The Sabres had other problems Monday. They made major mistakes in their own zone that cost them goals. Chris Butler had a major gaffe. Steve Montador had another giveaway that turned into Nikolay Zherdev's winner.

All things considered, the series is about right. The Sabres outplayed the Flyers on Monday night and lost. Philadelphia outplayed Buffalo in Game One and lost. Philly was rewarded for being the better team in Game Two.

Buffalo could have won Monday if it buried its scoring chances. Paul Gaustad, Nathan Gerbe, Tyler Ennis and Drew Stafford combined for 20 shots, which is good. Everybody else combined for 17 shots and no goals, which isn't good enough.

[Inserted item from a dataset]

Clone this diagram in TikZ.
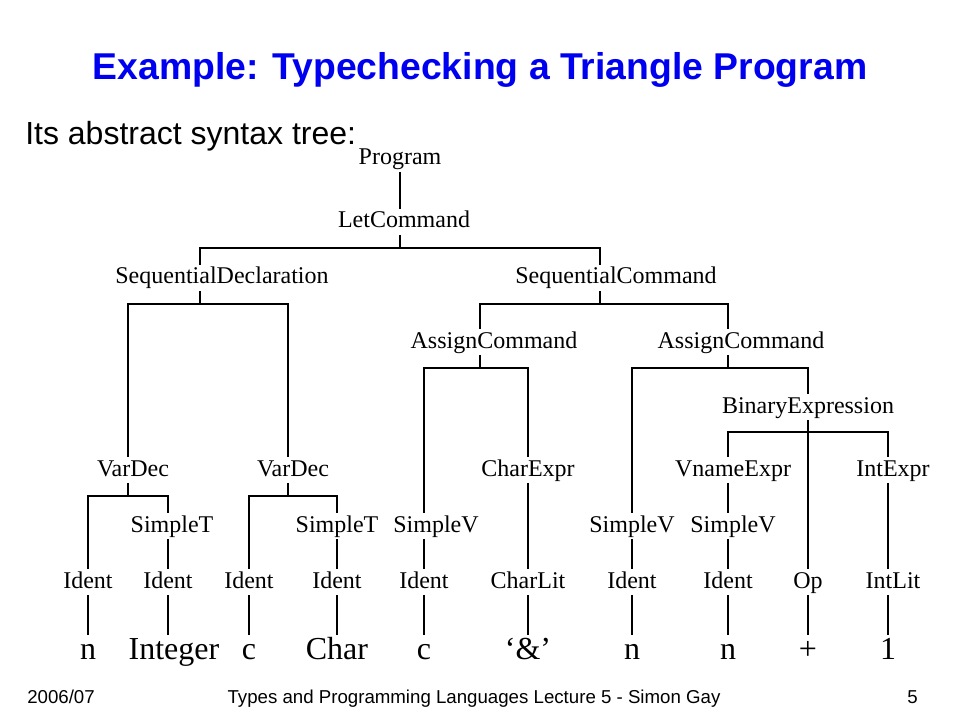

Boyes had his share, too. He has been quiet for nearly a month. He hasn't been terrible, and he hasn't been alone. He's just been there, like an old lamp in the corner of the room. He was practically invisible in Philadelphia before playing much better Monday in Game Three.

His stat line after three games: 0-0-0, five shots. In Buffalo, you stick out when you disappear.

"I'm banging my head against the wall and still looking for answers," Boyes said. "I've been through ups and downs before. It's a matter of keep putting pucks on net. Keep shooting and keep getting into certain areas."

And to think he couldn't have asked for a better start after he arrived. He had five goals and eight points in 10 games before learning about the Big Blue Water Tower. He looked like an ideal fit. And then kaput.

Boyes is a good guy and a good player. He's not hiding from the fact he's been nowhere good enough in this series, which is honorable. But it still comes down to production.

Sabres coach Lindy Ruff moved the top-six forward to the fourth line in hopes of getting more. Boyes has played center out of necessity but is better along the wing. He was flanked by bangers Cody McCormick and Mike Grier in the first period and played a few shifts at right wing after Patrick Kaleta was injured.

"He had several good looks," Ruff said. "By far, it was his best game."

Boyes was intent on getting around the net in Game Three after spending the first two games on the perimeter. The Sabres' first five goals of the series were scored from close range. They were so-called garbage goals.

The next step for Boyes is picking up the garbage and helping the Sabres clean up the mess.

"You hopefully keep playing to get those chances," Boyes said. "I have to keep getting to the net more and bouncing something in, whatever it is, just throw pucks on net. I feel like I did that more. But it's about results."